Mais l'attrait de l'immigration ne semble pas concerner seulement cette frange de la jeunesse algérienne : les comptes rendus des arrestations de « harraga » renseignent sur ces cas de cadres, universitaires, quadragénaires qui veulent tenter la grande évasion périlleuse. Constat vérifié du côté de la Fac centrale à Alger. « Je sais bien ce qui m'attend ! Le diplôme puis le chômage et les autres qui ne se sont pas cassés la tête, ils se retrouvent à la tête d'affaires juteuses », lâche avec dépit Marwan, première année de médecine. « Immigrer ? Bien sûr que j'y pense. Est-ce qu'il y a un jeune qui n'y pense pas ?! Même les enfants de généraux y pensent. Car en Algérie, même avec ton argent tu ne vis pas bien. Mon frère est à Londres et travaille dans une pizzeria. Il a fait technicien supérieur en santé. En vain. A Londres, il gagne trois fois ce qu'il pouvait gagner ici. Peut-être que je vais le suivre », ajoute Marwan. Amina, 22 ans, étudiante en langue arabe, trouve « dramatiques » les histoires de « harraga » retrouvés parfois morts en pleine mer, mais à ses yeux elle comprend. « Mes parents sont enseignants à l'université et j'ai trois frères encore en scolarisation. On n'arrive pas à joindre les deux bouts chaque fin de mois. Je ne vais pas tenter de partir en Europe sur des radeaux, mais à la première bonne occasion, au revoir et ciao », dit-elle encore.

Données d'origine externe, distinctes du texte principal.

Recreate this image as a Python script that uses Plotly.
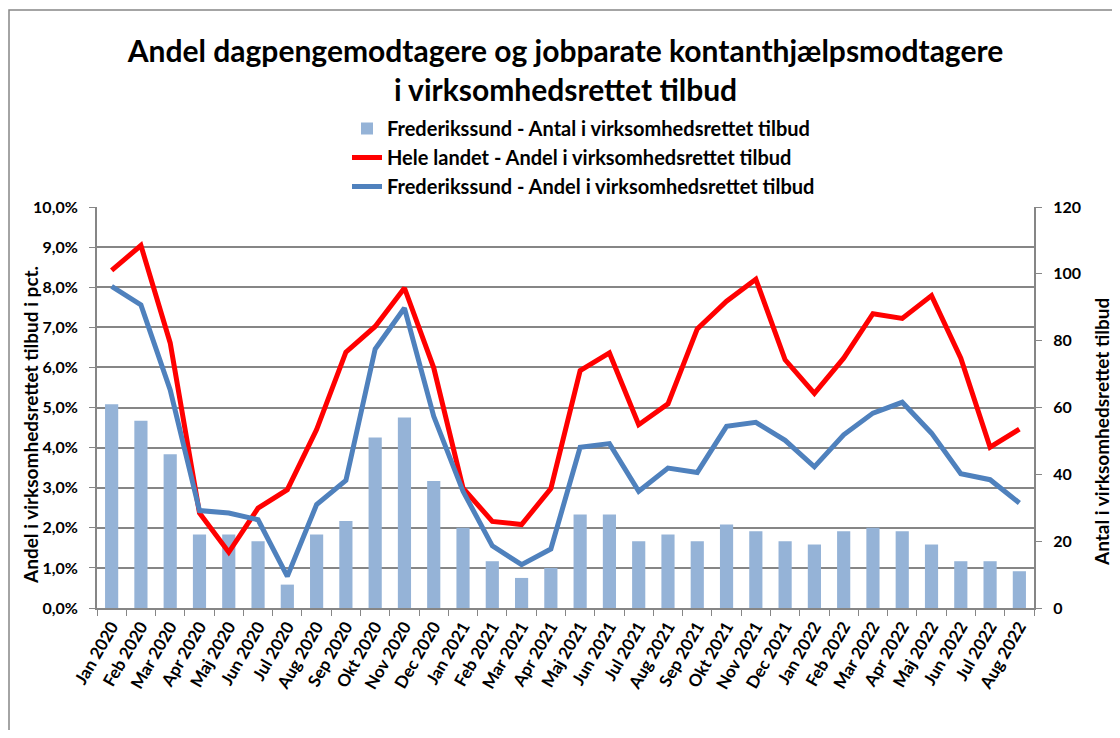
import plotly.graph_objects as go

# Månedlige observationer, jan 2020 - aug 2022
months = ["Jan 2020", "Feb 2020", "Mar 2020", "Apr 2020", "Maj 2020", "Jun 2020",
          "Jul 2020", "Aug 2020", "Sep 2020", "Okt 2020", "Nov 2020", "Dec 2020",
          "Jan 2021", "Feb 2021", "Mar 2021", "Apr 2021", "Maj 2021", "Jun 2021",
          "Jul 2021", "Aug 2021", "Sep 2021", "Okt 2021", "Nov 2021", "Dec 2021",
          "Jan 2022", "Feb 2022", "Mar 2022", "Apr 2022", "Maj 2022", "Jun 2022",
          "Jul 2022", "Aug 2022"]

antal_frederikssund = [61, 56, 46, 22, 22, 20, 7, 22, 26, 51, 57, 38,
                       24, 14, 9, 12, 28, 28, 20, 22, 20, 25, 23, 20,
                       19, 23, 24, 23, 19, 14, 14, 11]

andel_hele_landet = [8.42, 9.04, 6.61, 2.37, 1.39, 2.49, 2.95, 4.45, 6.38, 7.02, 7.98, 5.99,
                     2.99, 2.16, 2.08, 2.98, 5.92, 6.36, 4.57, 5.09, 6.96, 7.65, 8.20, 6.19,
                     5.35, 6.23, 7.34, 7.22, 7.79, 6.23, 4.01, 4.46]

andel_frederikssund = [8.02, 7.56, 5.44, 2.43, 2.37, 2.20, 0.79, 2.58, 3.18, 6.46, 7.48, 4.78,
                       2.91, 1.55, 1.08, 1.47, 4.01, 4.10, 2.91, 3.49, 3.38, 4.53, 4.63, 4.18,
                       3.52, 4.32, 4.86, 5.13, 4.36, 3.35, 3.20, 2.62]

FONT = "Lato"
GRID = "#868686"

# page body adds an 8px margin, so keep the figure inside the window
W, H = 1104, 722
L, R, T, B = 89, 78, 199, 122
PW, PH = W - L - R, H - T - B


def px_x(x):
    # figure pixel -> paper x
    return (x - L) / PW


def px_y(y):
    # figure pixel (from top) -> paper y
    return (H - B - y) / PH


fig = go.Figure()

fig.add_trace(go.Bar(
    x=months, y=antal_frederikssund,
    name="Frederikssund - Antal i virksomhedsrettet tilbud",
    marker=dict(color="#95B3D7", line=dict(width=0)),
    yaxis="y",
))
fig.add_trace(go.Scatter(
    x=months, y=andel_hele_landet, mode="lines",
    name="Hele landet - Andel i virksomhedsrettet tilbud",
    line=dict(color="#FF0000", width=5),
    yaxis="y2",
))
fig.add_trace(go.Scatter(
    x=months, y=andel_frederikssund, mode="lines",
    name="Frederikssund - Andel i virksomhedsrettet tilbud",
    line=dict(color="#4F81BD", width=5),
    yaxis="y2",
))

ytick_font = dict(family=FONT, size=16, color="black", weight="bold")
xtick_font = dict(family=FONT, size=17, color="black", weight="bold")
title_font = dict(family=FONT, size=19, color="black", weight="bold")

fig.update_layout(
    width=W, height=H,
    paper_bgcolor="white", plot_bgcolor="white",
    separators=",.",
    font=dict(family=FONT, color="black"),
    margin=dict(l=L, r=R, t=T, b=B),
    bargap=0.55,
    title=dict(
        text="<b>Andel dagpengemodtagere og jobparate kontanthjælpsmodtagere<br>i virksomhedsrettet tilbud</b>",
        x=0.5, xref="paper", y=1 - 54 / H, yanchor="middle",
        font=dict(family=FONT, size=30, color="black"),
    ),
    legend=dict(
        x=px_x(339), y=px_y(101), xanchor="left", yanchor="top",
        font=dict(family=FONT, size=20, color="black", weight="bold"),
        bgcolor="rgba(0,0,0,0)", tracegroupgap=0,
    ),
    xaxis=dict(
        type="category", tickangle=-60, tickson="boundaries",
        ticks="outside", ticklen=6, tickcolor=GRID,
        showline=True, linecolor=GRID, linewidth=2,
        showgrid=False, tickfont=xtick_font,
    ),
    yaxis=dict(
        side="right", range=[0, 120], dtick=20,
        showgrid=False, zeroline=False,
        ticks="outside", ticklen=6, tickcolor=GRID,
        showline=True, linecolor=GRID, linewidth=2,
        tickfont=ytick_font, ticklabelstandoff=8,
    ),
    yaxis2=dict(
        overlaying="y", side="left", range=[0, 10], dtick=1,
        tickformat=".1f", ticksuffix="%",
        showgrid=True, gridcolor=GRID, gridwidth=2, zeroline=False,
        ticks="outside", ticklen=6, tickcolor=GRID,
        showline=True, linecolor=GRID, linewidth=2,
        tickfont=ytick_font, ticklabelstandoff=8,
    ),
    annotations=[
        dict(text="Andel i virksomhedsrettet tilbud i pct.", textangle=-90,
             xref="paper", yref="paper", x=px_x(22), y=px_y(417),
             xanchor="center", yanchor="middle", showarrow=False, font=title_font),
        dict(text="Antal i virksomhedsrettet tilbud", textangle=-90,
             xref="paper", yref="paper", x=px_x(1093), y=px_y(424),
             xanchor="center", yanchor="middle", showarrow=False, font=title_font),
    ],
    shapes=[dict(
        type="rect", xref="paper", yref="paper",
        x0=px_x(1), x1=px_x(1115),
        y0=px_y(735), y1=px_y(2),
        line=dict(color=GRID, width=1.5), fillcolor="rgba(0,0,0,0)",
        layer="below",
    )],
)

fig.write_html("out.html")
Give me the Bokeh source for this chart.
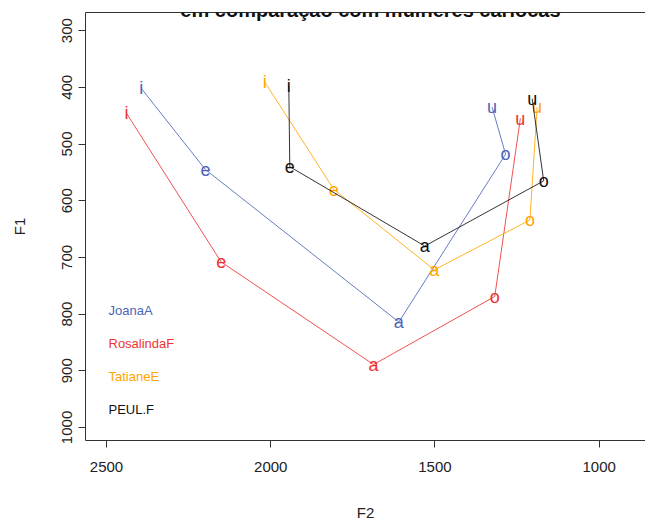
from bokeh.plotting import figure
from bokeh.models import Range1d, LinearAxis, FixedTicker, Label, ColumnDataSource
from bokeh.core.properties import value
from bokeh.embed import file_html
from bokeh.resources import INLINE

vowels = ["i", "e", "a", "o", "u"]
speakers = ["JoanaA", "RosalindaF", "TatianeE", "PEUL.F"]
colors = ["#4B65B8", "#EE3333", "#FFA500", "#111111"]

F2_joana = [2394, 2199, 1610, 1285, 1326]
F1_joana = [402, 545, 814, 518, 435]
F2_rosalinda = [2439, 2151, 1687, 1318, 1240]
F1_rosalinda = [446, 708, 889, 769, 455]
F2_tatiane = [2018, 1808, 1502, 1211, 1189]
F1_tatiane = [391, 580, 722, 634, 435]
F2_peul = [1945, 1942, 1531, 1169, 1204]
F1_peul = [397, 540, 680, 565, 420]

x_ticks = [2500, 2000, 1500, 1000]
y_ticks = [300, 400, 500, 600, 700, 800, 900, 1000]

title_text = "em comparação com mulheres cariocas"

F2_all = [F2_joana, F2_rosalinda, F2_tatiane, F2_peul]
F1_all = [F1_joana, F1_rosalinda, F1_tatiane, F1_peul]

FONT = "Liberation Sans"

p = figure(width=645, height=523, output_backend="svg", toolbar_location=None,
           x_range=Range1d(2564, 859), y_range=Range1d(1023, 268),
           min_border_left=85, min_border_right=0, min_border_top=12, min_border_bottom=80)
p.xaxis.visible = False
p.yaxis.visible = False
p.grid.visible = False
p.outline_line_color = None
p.background_fill_color = "white"
p.border_fill_color = "white"

xax = LinearAxis(ticker=FixedTicker(ticks=x_ticks), axis_label="F2")
yax = LinearAxis(ticker=FixedTicker(ticks=y_ticks), axis_label="F1")
top = LinearAxis(ticker=FixedTicker(ticks=[]), major_label_text_font_size="0px")
for ax in (xax, yax, top):
    ax.axis_line_color = "#333333"
    ax.axis_line_width = 1
    ax.major_tick_line_color = "#333333"
    ax.major_tick_in = 0
    ax.major_tick_out = 7
    ax.minor_tick_line_color = None
    ax.major_label_text_font = FONT
    ax.major_label_text_font_size = "15px"
    ax.major_label_text_color = "#222222"
    ax.axis_label_text_font = FONT
    ax.axis_label_text_font_size = "15px"
    ax.axis_label_text_font_style = "normal"
    ax.axis_label_text_color = "#222222"
top.major_tick_out = 0
xax.major_label_standoff = 14
xax.axis_label_standoff = 29
yax.major_label_orientation = "vertical"
yax.major_label_standoff = 6
yax.axis_label_standoff = 32
p.add_layout(xax, "below")
p.add_layout(yax, "left")
p.add_layout(top, "above")

for name, col, xs, ys in zip(speakers, colors, F2_all, F1_all):
    src = ColumnDataSource(dict(x=xs, y=ys, t=vowels))
    p.line("x", "y", source=src, line_color=col, line_width=1, line_alpha=0.85)
    p.text("x", "y", text="t", source=src, text_color=col,
           text_font=value(FONT), text_font_size="18px",
           text_align="center", text_baseline="middle")

# legend (text only, coloured like R's legend with text.col)
leg_x = 2494
leg_y = [794, 852, 910, 968]
for name, col, ly in zip(speakers, colors, leg_y):
    p.add_layout(Label(x=leg_x, y=ly, text=name, text_color=col,
                       text_font=FONT, text_font_size="13px",
                       text_align="left", text_baseline="middle"))

# title (cut off at the top as in the reference)
p.add_layout(Label(x=(2564 + 829) / 2, y=264, text=title_text,
                   text_font=FONT, text_font_size="20px", text_font_style="bold",
                   text_color="#111111", text_align="center", text_baseline="alphabetic"))

open("out.html", "w").write(file_html(p, INLINE))
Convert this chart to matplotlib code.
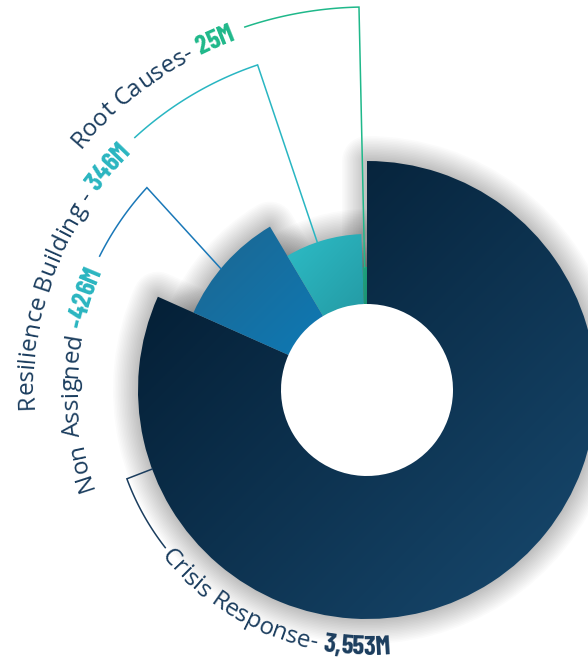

Lila, deuxième année en commerce à l'Ecole supérieure sise à Tafourah, nourrit d'autres espoirs : « Ma sœur a fait ses études de commerce international à Paris puis elle est rentrée. Tout le monde l'a qualifiée de folle. Mais depuis, elle a monté avec des amis à elle une boîte de consulting depuis deux ans. Elle ne gagne pas des milliards, mais elle arrive à bien vivre de son activité. Et surtout, le plus important est que mes parents l'ont toujours encouragée à prendre l'initiative et ont toujours respecté nos choix. » Lila veut suivre l'exemple de sa sœur aînée.